When they’re not in the way or actively beatering in your direction, the gapers and beaters are genuinely entertaining. I love listening to them on the chairlift sincerely explaining skiing to each other like five year-olds talking about where babies come from. I love their freestyle interpretations of what to wear and what body movements might lead to turning a ski, their bicycle helmets and about-to-crack-in-half rear-entry boots from 1991 that arrived here in a 2021 hybrid BMW. Sometimes I just gape in amazement at them.
The Catharsis of Pain
And then there’s schadenfreude, a German word that loosely translates to taking pleasure in another’s misfortune. And nothing tickles the old schadenfreude bone like people beatering hard (but not getting hurt, or at least really hurt). Watching people feel the consequences of defying the laws of physics feels so right in this chaotic world. The crunch of someone shorting a park jump, the clatter of an ill-advised straightline into a dry parking lot, the understated click-click of a double-ejection—these are the sounds of a rational universe asserting order, or, if you prefer, of a just and wrathful God smiting those who would defy Him.

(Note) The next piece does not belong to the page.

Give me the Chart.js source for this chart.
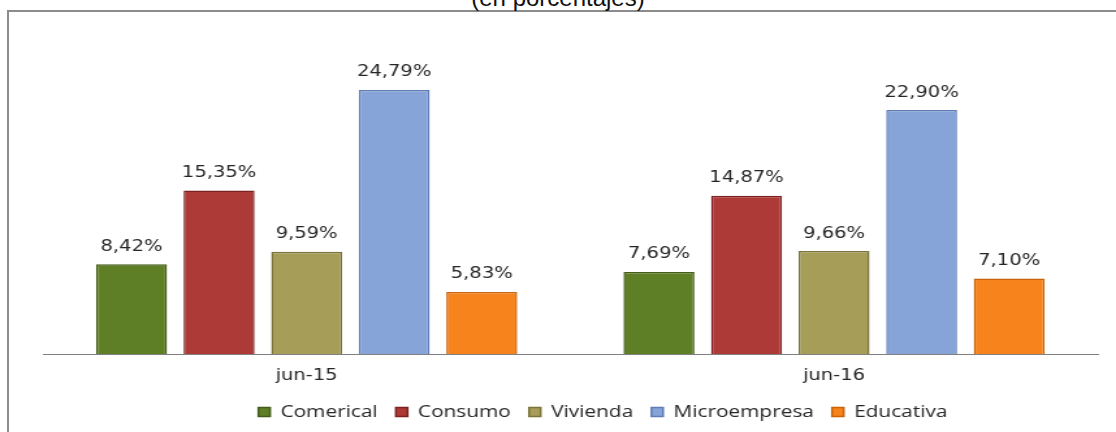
<!DOCTYPE html>
<html>
<head>
<meta charset="utf-8">
<script src="https://cdn.jsdelivr.net/npm/chart.js@4"></script>
<style>
  html, body { margin: 0; padding: 0; background: #fff; overflow: hidden; }
  #page { position: relative; width: 1116px; height: 432px; overflow: hidden; }
  #title { position: absolute; left: 0; width: 1116px; top: -14px; text-align: center;
      font: 24px "Liberation Sans", Arial, sans-serif; line-height: 24px; color: #111; }
  #frame { position: absolute; left: 7px; top: 10px; width: 1200px; height: 500px;
      border-top: 2px solid #8c8c8c; border-left: 2px solid #8c8c8c; }
  /* the reference looks stretched sideways, so the chart is drawn narrow and widened */
  #wrap { position: absolute; left: 0; top: 0; width: 858px; height: 432px;
      transform: scaleX(1.3007); transform-origin: 0 0; }
</style>
</head>
<body>
<div id="page">
  <div id="frame"></div>
  <div id="title">(en porcentajes)</div>
  <div id="wrap"><canvas id="chartCartera"></canvas></div>
</div>
<script>
// categories on the x axis
const periodos = ["jun-15", "jun-16"];

// one series per credit type, values in %
const comerical = [8.42, 7.69];
const consumo = [15.35, 14.87];
const vivienda = [9.59, 9.66];
const microempresa = [24.79, 22.90];
const educativa = [5.83, 7.10];

// series names and colours
const nombres = ["Comerical", "Consumo", "Vivienda", "Microempresa", "Educativa"];
const colores = ["#5f7f26", "#ad3a37", "#a69d58", "#86a4d8", "#f7831c"];
const bordes = ["#435c17", "#7c2321", "#7b733a", "#5f7cb5", "#c96208"];

const series = [comerical, consumo, vivienda, microempresa, educativa];

// return dataset {label, data, colours}
function createSerie (i) {
    return { label: nombres[i], data: series[i], backgroundColor: colores[i],
        borderColor: bordes[i], borderWidth: 1.5,
        categoryPercentage: 0.83, barPercentage: 0.81 }; }

// write "8,42%" on top of every bar
const valueLabels = {
    id: 'valueLabels',
    afterDatasetsDraw (chart) {
        const ctx = chart.ctx;
        ctx.save();
        ctx.font = '15px "DejaVu Sans", Verdana, sans-serif';
        ctx.fillStyle = '#262626';
        ctx.textAlign = 'center';
        ctx.textBaseline = 'middle';
        chart.data.datasets.forEach((ds, i) => {
            chart.getDatasetMeta(i).data.forEach((bar, j) => {
                let txt = ds.data[j].toFixed(2).replace('.', ',') + '%';
                ctx.fillText(txt, bar.x, bar.y - 17.5); }); });
        ctx.restore(); }
};

// legend in the reference sits a little right of the middle
const legendShift = {
    id: 'legendShift',
    afterLayout (chart) {
        chart.legend.left += 25;
        chart.legend.right += 25; }
};

const chartCartera = new Chart("chartCartera", {
    type: 'bar',
    data: {
        labels: periodos,
        datasets: nombres.map((n, i) => createSerie(i))
    },
    options: {
        responsive: true,
        maintainAspectRatio: false,
        animation: false,
        layout: { padding: { top: 34.5, left: 33, right: 14, bottom: 2 } },
        scales: {
            x: {
                grid: { display: false, drawTicks: false },
                border: { display: true, color: '#808080', width: 1 },
                ticks: { padding: 13, color: '#262626',
                    font: { family: '"DejaVu Sans", Verdana, sans-serif', size: 15 } },
                afterFit: (scale) => { scale.height = 36; }
            },
            y: { display: false, min: 0, max: 30 }
        },
        plugins: {
            legend: {
                position: 'bottom',
                labels: { boxWidth: 9, boxHeight: 9, padding: 14, color: '#262626',
                    font: { family: '"Open Sans", sans-serif', size: 16 } }
            },
            tooltip: { enabled: false }
        }
    },
    plugins: [valueLabels, legendShift]
});
</script>
</body>
</html>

And I’m not the only one who enjoys the schadenfreude: In recent years the internet phenomenon started by the surfing feed Kook of the Day has exploded, emerging in the ski culture with sites/feeds like Jerry of the Day and Beater Meter. There’s even a twitter handle (@wedgedvail) documenting the lift lines at everyone’s favorite resort (and holy shit are they heinous).
They are doing the Lord’s work. Virtually all ski-related media has become marketing: in all the imagery everyone is cool and having fun while skiing pow in front of a pretty backdrop. Beater Meter, Jerry—they show what’s just out of frame in all the selfies from Ski World: the trash, the crowds, the tracked-out snow, the locals going feral. And most of all: the Beatering. A savage onslaught of high-speed incompetence has engulfed Skiing. No amount of corporate PC PR can cover it up—the Kookpocalypse is here. We’ve got it all on video.